Continuando o estudo da origem do mundo, na linha dessas nossas reflexões, vejamos se é possível pensar essa origem como uma criação de coisas. Só podemos falar em coisas como de realidades intramundanas, isto é, como seres que se destacam numa prévia presença mundanal. A esse respeito, diz Heidegger: “O mundo não é simples conjunto das coisas numeráveis e inumeráveis, conhecidas e desconhecidas. Welt weitet (o mundo (223) mundifica) e é mais existente do que as coisas tangíveis e perceptíveis, entre as quais nos julgamos em segurança”. O problema da criação do mundo deve ser elaborado em função dessas novas concepções que mudam completamente a fisionomia da problemática mesma. A criação do mundo é o resultado de um projeto de possibilidades, de um ato poético, no sentido mais amplo da palavra, que descobre, descerra e instaura uma visão das coisas. Temos, portanto, acesso ao mundo, mediante um gesto de transcendência que estabelece um regime de inteligibilidade, uma compreensão articulada dos seres intramundanos. Essa doação de sentido às coisas não é uma tarefa do intelecto discursivo, mas sim uma façanha da exuberância imaginativa, da fantasia criadora que povoa a realidade de um sem-número de personagens e de significados. Uma interpretação defeituosa dessa teoria podería levar-nos a supor que o mito seria uma criação arbitrária e caprichosa do homem, quando na realidade, o homem é que é uma criação do mito. Mais do que isso: o homem só tem acesso às suas possibilidades, só cobra consciência de si mesmo, mediante a experiência poético-religiosa. Na sugestiva imagem de Heidegger, o homem grego não preexistiu, na plenitude de sua realidade, ao tempo de seus deuses, mas foi a presença do templo que tornou o grego, grego.

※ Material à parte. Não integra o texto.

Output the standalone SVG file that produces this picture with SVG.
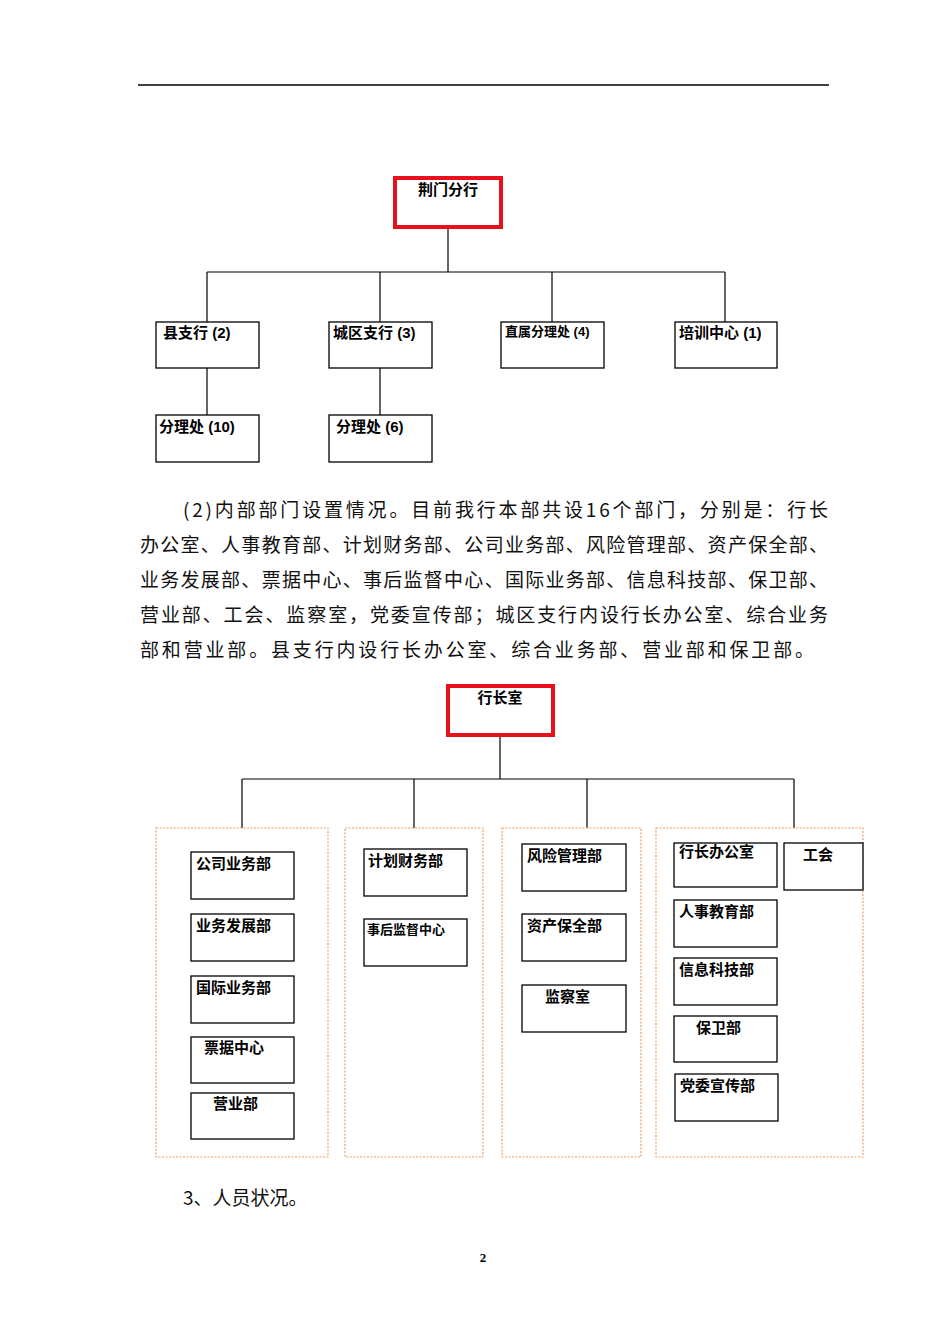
<svg xmlns="http://www.w3.org/2000/svg" width="950" height="1344" viewBox="0 0 950 1344">
<style>
.b{fill:#fff;stroke:#000;stroke-width:1.3}
.r{fill:#fff;stroke:#e8101a;stroke-width:4}
.c{fill:none;stroke:#f0a060;stroke-width:1.2;stroke-dasharray:2 1.5}
.l{fill:none;stroke:#000;stroke-width:1.2}
.t{font-family:"Liberation Sans","Noto Sans CJK SC",sans-serif;font-size:15px;font-weight:bold}
.s{font-family:"Liberation Sans","Noto Sans CJK SC",sans-serif;font-size:13px;font-weight:bold}
.p{font-family:"Noto Sans CJK SC",sans-serif;font-size:19px;fill:#111}
</style>
<rect width="950" height="1344" fill="#fff"/>
<line x1="138" y1="85" x2="829" y2="85" stroke="#000" stroke-width="1.3"/>
<g id="connectors">
<path class="l" d="M448 227V272M207 272H725M207 272V322M380 272V322M552 272V322M725 272V322M207 368V415M380 368V415"/>
<path class="l" d="M500 735V779M242 779H794M242 779V828M414 779V828M587 779V828M794 779V828"/>
</g>
<g id="n-jingmen"><rect class="r" x="395" y="178" width="106" height="49"/><text class="t" x="448" y="195" text-anchor="middle">荆门分行</text></g>
<g id="n-xian"><rect class="b" x="156" y="322" width="103" height="46"/><text class="t" x="163" y="338">县支行 (2)</text></g>
<g id="n-chengqu"><rect class="b" x="329" y="322" width="103" height="46"/><text class="t" x="333" y="338">城区支行 (3)</text></g>
<g id="n-zhishu"><rect class="b" x="501" y="322" width="103" height="46"/><text class="s" x="505" y="336">直属分理处 (4)</text></g>
<g id="n-peixun"><rect class="b" x="675" y="322" width="102" height="46"/><text class="t" x="679" y="338">培训中心 (1)</text></g>
<g id="n-fen10"><rect class="b" x="156" y="415" width="103" height="47"/><text class="t" x="159" y="432">分理处 (10)</text></g>
<g id="n-fen6"><rect class="b" x="329" y="415" width="103" height="47"/><text class="t" x="336" y="432">分理处 (6)</text></g>
<g class="p">
<text x="183" y="517" textLength="645" lengthAdjust="spacing">(2)内部部门设置情况。目前我行本部共设16个部门，分别是：行长</text>
<text x="140" y="552" textLength="688" lengthAdjust="spacing">办公室、人事教育部、计划财务部、公司业务部、风险管理部、资产保全部、</text>
<text x="140" y="587" textLength="688" lengthAdjust="spacing">业务发展部、票据中心、事后监督中心、国际业务部、信息科技部、保卫部、</text>
<text x="140" y="622" textLength="688" lengthAdjust="spacing">营业部、工会、监察室，党委宣传部；城区支行内设行长办公室、综合业务</text>
<text x="140" y="657" textLength="674" lengthAdjust="spacing">部和营业部。县支行内设行长办公室、综合业务部、营业部和保卫部。</text>
<text x="183" y="1205">3、人员状况。</text>
</g>
<g id="n-hangzhang"><rect class="r" x="448" y="686" width="105" height="49"/><text class="t" x="500" y="703" text-anchor="middle">行长室</text></g>
<g id="grp1"><rect class="c" x="156" y="828" width="172" height="329"/></g>
<g id="grp2"><rect class="c" x="345" y="828" width="138" height="329"/></g>
<g id="grp3"><rect class="c" x="502" y="828" width="139" height="329"/></g>
<g id="grp4"><rect class="c" x="656" y="828" width="207" height="329"/></g>
<g id="n1"><rect class="b" x="191" y="852" width="103" height="47"/><text class="t" x="196" y="869">公司业务部</text></g>
<g id="n2"><rect class="b" x="191" y="914" width="103" height="47"/><text class="t" x="196" y="931">业务发展部</text></g>
<g id="n3"><rect class="b" x="191" y="976" width="103" height="47"/><text class="t" x="196" y="993">国际业务部</text></g>
<g id="n4"><rect class="b" x="191" y="1037" width="103" height="46"/><text class="t" x="204" y="1053">票据中心</text></g>
<g id="n5"><rect class="b" x="191" y="1093" width="103" height="46"/><text class="t" x="213" y="1109">营业部</text></g>
<g id="n6"><rect class="b" x="364" y="849" width="103" height="47"/><text class="t" x="368" y="866">计划财务部</text></g>
<g id="n7"><rect class="b" x="364" y="919" width="103" height="47"/><text class="s" x="367" y="934">事后监督中心</text></g>
<g id="n8"><rect class="b" x="522" y="844" width="104" height="47"/><text class="t" x="527" y="861">风险管理部</text></g>
<g id="n9"><rect class="b" x="522" y="914" width="104" height="47"/><text class="t" x="527" y="931">资产保全部</text></g>
<g id="n10"><rect class="b" x="522" y="985" width="104" height="47"/><text class="t" x="545" y="1002">监察室</text></g>
<g id="n11"><rect class="b" x="674" y="843" width="103" height="44"/><text class="t" x="679" y="857">行长办公室</text></g>
<g id="n12"><rect class="b" x="784" y="843" width="79" height="47"/><text class="t" x="803" y="860">工会</text></g>
<g id="n13"><rect class="b" x="674" y="900" width="103" height="47"/><text class="t" x="679" y="917">人事教育部</text></g>
<g id="n14"><rect class="b" x="674" y="958" width="103" height="47"/><text class="t" x="679" y="975">信息科技部</text></g>
<g id="n15"><rect class="b" x="674" y="1016" width="103" height="46"/><text class="t" x="696" y="1033">保卫部</text></g>
<g id="n16"><rect class="b" x="675" y="1074" width="103" height="47"/><text class="t" x="680" y="1091">党委宣传部</text></g>
<text x="483" y="1262" font-family="Liberation Serif,serif" font-size="13" font-weight="bold" text-anchor="middle">2</text>
</svg>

Dessas considerações decorre o que entendemos por origem do mundo, e qual o conceito que formamos da relação do homem com o polo inicial. O começo se propõe, portanto, como aurora de um sentimento do divino e do humano, como o desabrochar gradativo das anteposições axiológicas máximas, como o despertar de uma experiência inédita da vida. Esse começo, apesar de acontecer no tempo, retroage sobre o seu momento particular, alargando a perspectiva para um passado ainda mais remoto. Esse começo se apresenta como contendo em si um passado. Os deuses olímpicos gregos reportavam à linhagem teogônica das divindades ctônicas. O cristianismo acrescentou-se ao passado dos livros de Israel. A ideia da origem das coisas, assim compreendida, é um elemento essencial para a compreensão de (224) nossa realidade histórica é cultural. Nesse sentido, podemos dizer que o começo é o verdadeiro plasmador do homem histórico e que o mito é a paideia original da humanidade. Não podemos aceitar a tese platônica, hostil à fundação poética da educação e contra ele vemos em Homero o educador da Grécia.
Com o começo, entendido não como um ponto espaço-temporal, mas como um complexo de pressentimentos e de crenças, como nebulosa mítica, é proposto um destino. Ser-para-o-começo significa abraçar e identificar-se com os grandes modelos e exemplos de um dado círculo de possibilidades históricas. Não devemos pensar, entretanto, que num grupo histórico-cultural exista uma homogeneidade absoluta em relação às normas e valores gerais nele reinantes. Podemos descobrir, na evolução do pensamento grego, concorrentes orientalizantes que prenunciavam os futuros desenvolvimentos neoplatônicos. Nas épocas de maior unidade cultural, essas forças heterogêneas e discordantes parecem ter-se apagado diante da luminosidade das grandes ideias-força. São, entretanto, esses fermentos heréticos os pontos sensíveis a partir dos quais poder-se-ão desenvolver novas sementes culturais e históricas.